Quando a abertura do arco começou a diminuir, percebi que tínhamos passado pela parte mais forte da correnteza e os ruídos estavam diminuindo. À medida que a balsa se aproximava da margem, a minha altura diminuía. Graças a Deus, tão logo a balsa foi presa, tirei o carro para dar passagem ao caminhão. Nem olharam para ver se os últimos bois tinham sobrevivido.
Olhávamos um para o outro sem pronunciar uma palavra. Pensei então em comemorar aquela arriscada e gloriosa travessia.
-Vamos tomar uma “catira” (1). Fomos todos para a “tendinha”. Eu lavei meu copo com a própria pinga e ainda o esterilizei em fogo. Até quem não era do grupo, comemorou. Pagamos pinga para todos que quisessem beber. Nessa hora sempre se faz “amigos”.

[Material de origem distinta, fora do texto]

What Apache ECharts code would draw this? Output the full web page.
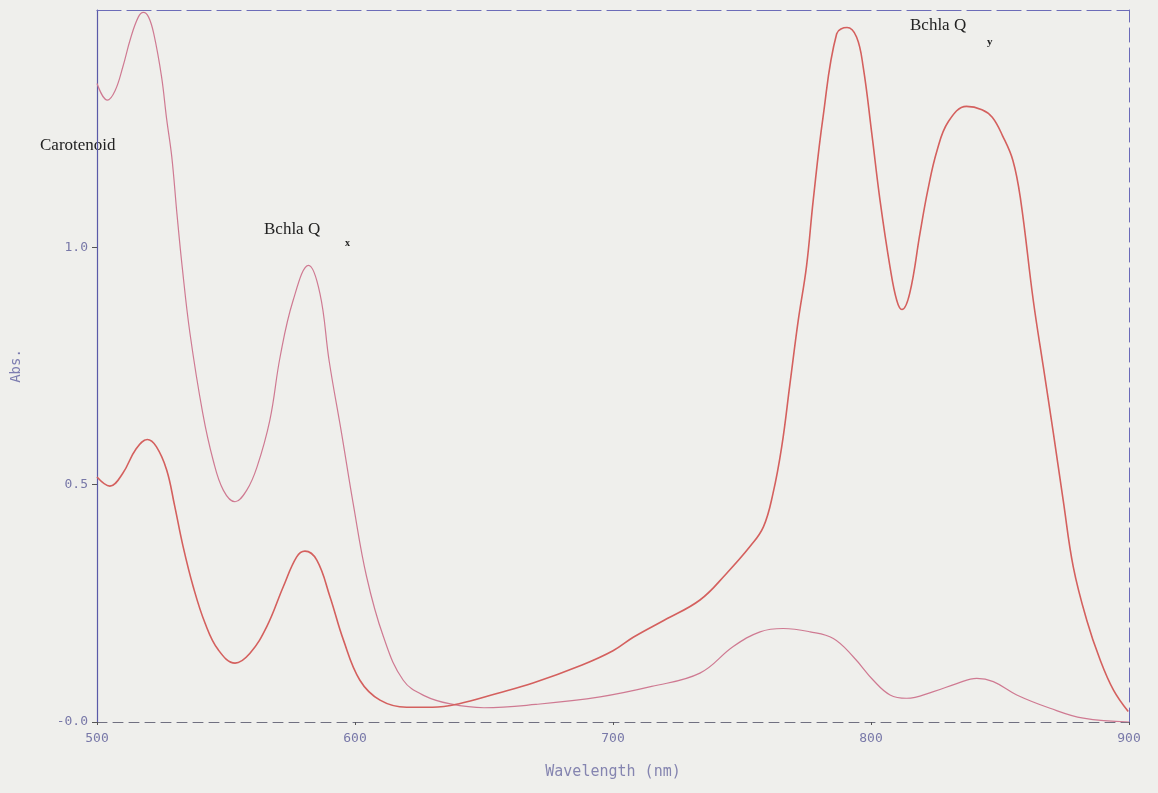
<!DOCTYPE html>
<html>
<head>
<meta charset="utf-8">
<script src="https://cdn.jsdelivr.net/npm/echarts@6/dist/echarts.min.js"></script>
<style>
  html, body { margin: 0; padding: 0; background: #efefec; }
  #spectrum { width: 1158px; height: 793px; }
</style>
</head>
<body>
<div id="spectrum"></div>
<script>
// wavelength (nm) and absorbance
const xTicks = [500, 600, 700, 800, 900];
const yTicks = [0, 0.5, 1.0];

// upper curve on the left (carotenoid rich)
const waveA = [500, 504, 507, 510, 513, 516, 518, 520, 522, 525, 527, 529, 531, 533, 536, 541, 545, 549, 553.5, 558, 562, 567, 571, 576, 582, 586.4, 590, 594.8, 599.3, 604.5, 611, 618.7, 627, 637, 650, 670, 695, 715, 733.7, 746.6, 757, 766, 776.4, 785.4, 793.2, 800.9, 807.4, 813.8, 824.2, 833.2, 841, 847.4, 856.5, 869.4, 882.3, 900];
const absA = [1.345, 1.31, 1.33, 1.38, 1.44, 1.485, 1.495, 1.485, 1.45, 1.36, 1.27, 1.19, 1.07, 0.96, 0.82, 0.65, 0.552, 0.488, 0.464, 0.488, 0.537, 0.636, 0.77, 0.888, 0.962, 0.903, 0.76, 0.608, 0.46, 0.306, 0.18, 0.088, 0.055, 0.038, 0.03, 0.037, 0.053, 0.075, 0.103, 0.159, 0.19, 0.197, 0.19, 0.176, 0.137, 0.088, 0.057, 0.05, 0.064, 0.081, 0.092, 0.085, 0.057, 0.029, 0.008, 0.0];

// lower curve on the left, Bchla Qy peaks on the right
const waveB = [500, 505, 510, 515, 519.5, 523, 527, 530, 533.4, 537.3, 541.9, 547, 553.5, 559.3, 565.8, 572.2, 577.4, 580.6, 585.2, 590.3, 595.5, 601.9, 609.7, 620, 630, 640, 655, 669, 688, 700, 708, 720, 733.7, 744, 753, 758.3, 762, 765.4, 768.6, 771.8, 775, 777.6, 781.4, 786.7, 790.7, 794.4, 797, 800.3, 803.5, 807.4, 810, 812, 815, 819, 822, 825.6, 830, 837, 843, 847, 851, 855, 858, 862.9, 866.8, 870.7, 874.5, 878.4, 883.6, 888.8, 894, 899.7];
const absB = [0.516, 0.497, 0.524, 0.574, 0.595, 0.58, 0.531, 0.458, 0.369, 0.285, 0.208, 0.152, 0.124, 0.145, 0.201, 0.285, 0.348, 0.36, 0.341, 0.264, 0.173, 0.088, 0.046, 0.031, 0.031, 0.038, 0.06, 0.082, 0.12, 0.15, 0.179, 0.215, 0.257, 0.313, 0.369, 0.411, 0.481, 0.58, 0.713, 0.846, 0.96, 1.099, 1.274, 1.45, 1.463, 1.443, 1.379, 1.24, 1.099, 0.958, 0.888, 0.869, 0.903, 1.03, 1.12, 1.204, 1.265, 1.297, 1.29, 1.274, 1.235, 1.183, 1.1, 0.888, 0.748, 0.608, 0.467, 0.327, 0.215, 0.131, 0.067, 0.022];

const zip = (xs, ys) => xs.map((x, i) => [x, ys[i]]);

const chartDom = document.getElementById("spectrum");
const myChart = echarts.init(chartDom);

const monoFont = "'DejaVu Sans Mono', 'Liberation Mono', monospace";
const serifFont = "'Liberation Serif', 'DejaVu Serif', serif";

const option = {
  backgroundColor: "#efefec",
  animation: false,
  grid: {
    left: 97,
    right: 29,
    top: 10,
    bottom: 71,
  },
  xAxis: [
    {
      type: "value",
      min: 500,
      max: 900,
      interval: 100,
      name: "Wavelength (nm)",
      nameLocation: "middle",
      nameGap: 43,
      nameTextStyle: { color: "#8585b0", fontFamily: monoFont, fontSize: 15 },
      axisLine: { show: true, onZero: false, lineStyle: { color: "#707080", type: [10, 6], width: 1 } },
      axisTick: { show: true, length: 3, lineStyle: { color: "#555" } },
      axisLabel: {
        color: "#7878a8",
        fontFamily: monoFont,
        fontSize: 13,
        margin: 10,
        formatter: (v) => (xTicks.includes(v) ? String(v) : ""),
      },
      splitLine: { show: false },
    },
    {
      type: "value",
      position: "top",
      min: 500,
      max: 900,
      axisLine: { show: true, onZero: false, lineStyle: { color: "#6c6cb8", type: [24, 6], width: 1.2 } },
      axisTick: { show: false },
      axisLabel: { show: false },
      splitLine: { show: false },
    },
  ],
  yAxis: [
    {
      type: "value",
      min: 0,
      max: 1.5,
      interval: 0.5,
      name: "Abs.",
      nameLocation: "middle",
      nameGap: 74,
      nameTextStyle: { color: "#7d7db0", fontFamily: monoFont, fontSize: 14 },
      axisLine: { show: true, onZero: false, lineStyle: { color: "#5a5aa8", width: 1.2 } },
      axisTick: { show: true, length: 5, lineStyle: { color: "#555" } },
      axisLabel: {
        color: "#7878a8",
        fontFamily: monoFont,
        fontSize: 13,
        margin: 9,
        showMaxLabel: false,
        formatter: (v) => (v === 0 ? "-0.0" : yTicks.includes(v) ? v.toFixed(1) : ""),
      },
      splitLine: { show: false },
    },
    {
      type: "value",
      position: "right",
      min: 0,
      max: 1.5,
      axisLine: { show: true, onZero: false, lineStyle: { color: "#6a6ab8", type: [14, 6], width: 1 } },
      axisTick: { show: false },
      axisLabel: { show: false },
      splitLine: { show: false },
    },
  ],
  series: [
    {
      name: "A",
      type: "line",
      smooth: 0.4,
      symbol: "none",
      lineStyle: { color: "#cf7a92", width: 1.2 },
      data: zip(waveA, absA),
      z: 3,
    },
    {
      name: "B",
      type: "line",
      smooth: 0.4,
      symbol: "none",
      lineStyle: { color: "#d4605e", width: 1.6 },
      data: zip(waveB, absB),
      z: 4,
    },
  ],
  graphic: [
    {
      type: "text",
      left: 40,
      top: 137,
      style: { text: "Carotenoid", font: "17px " + serifFont, fill: "#222" },
    },
    {
      type: "text",
      left: 264,
      top: 221,
      style: { text: "Bchla Q", font: "17px " + serifFont, fill: "#222" },
    },
    {
      type: "text",
      left: 345,
      top: 238,
      style: { text: "x", font: "bold 10px " + serifFont, fill: "#222" },
    },
    {
      type: "text",
      left: 910,
      top: 17,
      style: { text: "Bchla Q", font: "17px " + serifFont, fill: "#222" },
    },
    {
      type: "text",
      left: 987,
      top: 37,
      style: { text: "y", font: "bold 11px " + serifFont, fill: "#222" },
    },
  ],
};

option && myChart.setOption(option);
</script>
</body>
</html>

Na “tendinha” ficamos sabendo que aqueles bois vinham de Cuiabá e com o enguiço do caminhão foi necessário vir outro de Cuiabá para completar a viagem. Os bois não comiam há mais de dois dias. Isso explicava porque estavam com tanta pressa. Se tivesse ocorrido o acidente, ninguém iria nos socorrer.
Eu tive uma noite traumatizante, mal pegava o sono e acordava apavorado de imaginar a balsa virando. Não foi diferente com os demais.
Na segunda-feira quando os “muy amigos” nos perguntaram se fomos conhecer a cachoeira, o Garcia os mandou de volta de onde vieram, sonoramente, em espanhol.
(1) = Era como os pinguços locais costumavam chamar a aguardente e também era a marca de uma cachaça que vinha de outro estado. Nem me lembro da marca da pinga que tomamos.